Two Edison residents and one Woodbridge resident, all seeking careers in food service, have signed on to work at the Snack Shack.

Personal job coaches, who are paid with funds that the employees receive from the New Jersey Division of Vocational Rehabilitation (DVR), will accompany the three Snack Shack employees to work. Jagruti Patel, NJID’s director of Adult Community Support Services, will supervise the program.

Baker said NJID will ensure that the right kind of support and training are provided. He said Edison will benefit from a terrific service.

“This type of thinking needs to happen across New Jersey,” he said.

NJID collaborates with other nonprofit service agencies and private businesses to provide supported employment for people with disabilities. Its new relationship with Edison represents NJID’s first job-creation endeavor with a government entity, said Venus D. Majeski, the institute’s director of community relations. Majeski said the administration of Edison Mayor Thomas Lankey has demonstrated a commitment to community-based employment for people with disabilities.

“NJID hopes this will become a model for future partnerships in other New Jersey communities,” Majeski said.

Lankey said the Snack Shack’s greatest objective is to offer community inclusion, social integration and meaningful employment to several people with intellectual disabilities.

“I’m very proud that Edison is working hand-in-hand toward these goals with the New Jersey Institute for Disabilities,” he said. “Supported employment opportunities like the Snack Shack provide people with disabilities a secure way to sharpen their job skills and social skills, to be productive in the workforce and to achieve greater independence in their personal lives.” Edison has secured Community Development Block Grant funds to provide an on-site supervisor who will oversee the Snack Shack’s daily operation, Majeski said.

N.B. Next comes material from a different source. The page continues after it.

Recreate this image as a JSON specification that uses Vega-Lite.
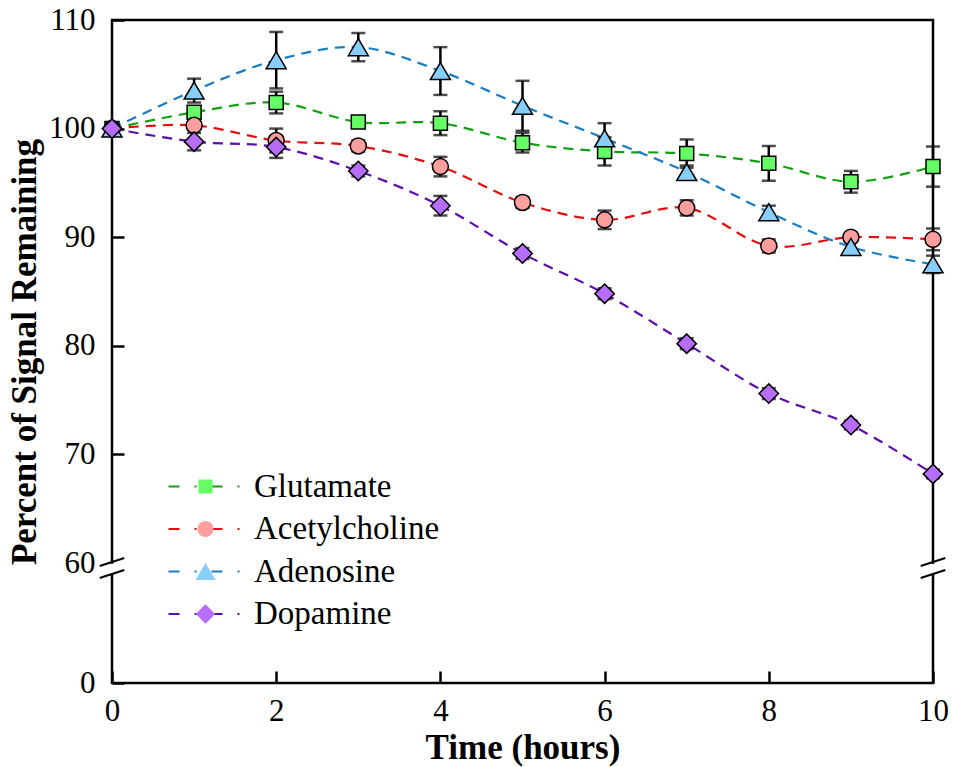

“Community-based jobs like these are essential for people with disabilities. They are real jobs for real wages. They teach job skills, good work habits and personal responsibility,” Majeski said. “Interacting with town employees and visitors can help break down barriers and change people’s minds about how much people with disabilities can accomplish with the proper supports.”

The NJID — formerly known as the Cerebral Palsy Association of Middlesex County — is perhaps best known for its Lakeview School and Treatment Center on the edge of Edison’s Roosevelt Park.

NJID also operates more than 20 residential sites, five adult-training centers, an early intervention program for infants and toddlers, and an extensive network of community services. With locations in Middlesex, Somerset, Monmouth and Ocean counties, NJID serves more than 1,500 adults and children with a wide range of disabilities.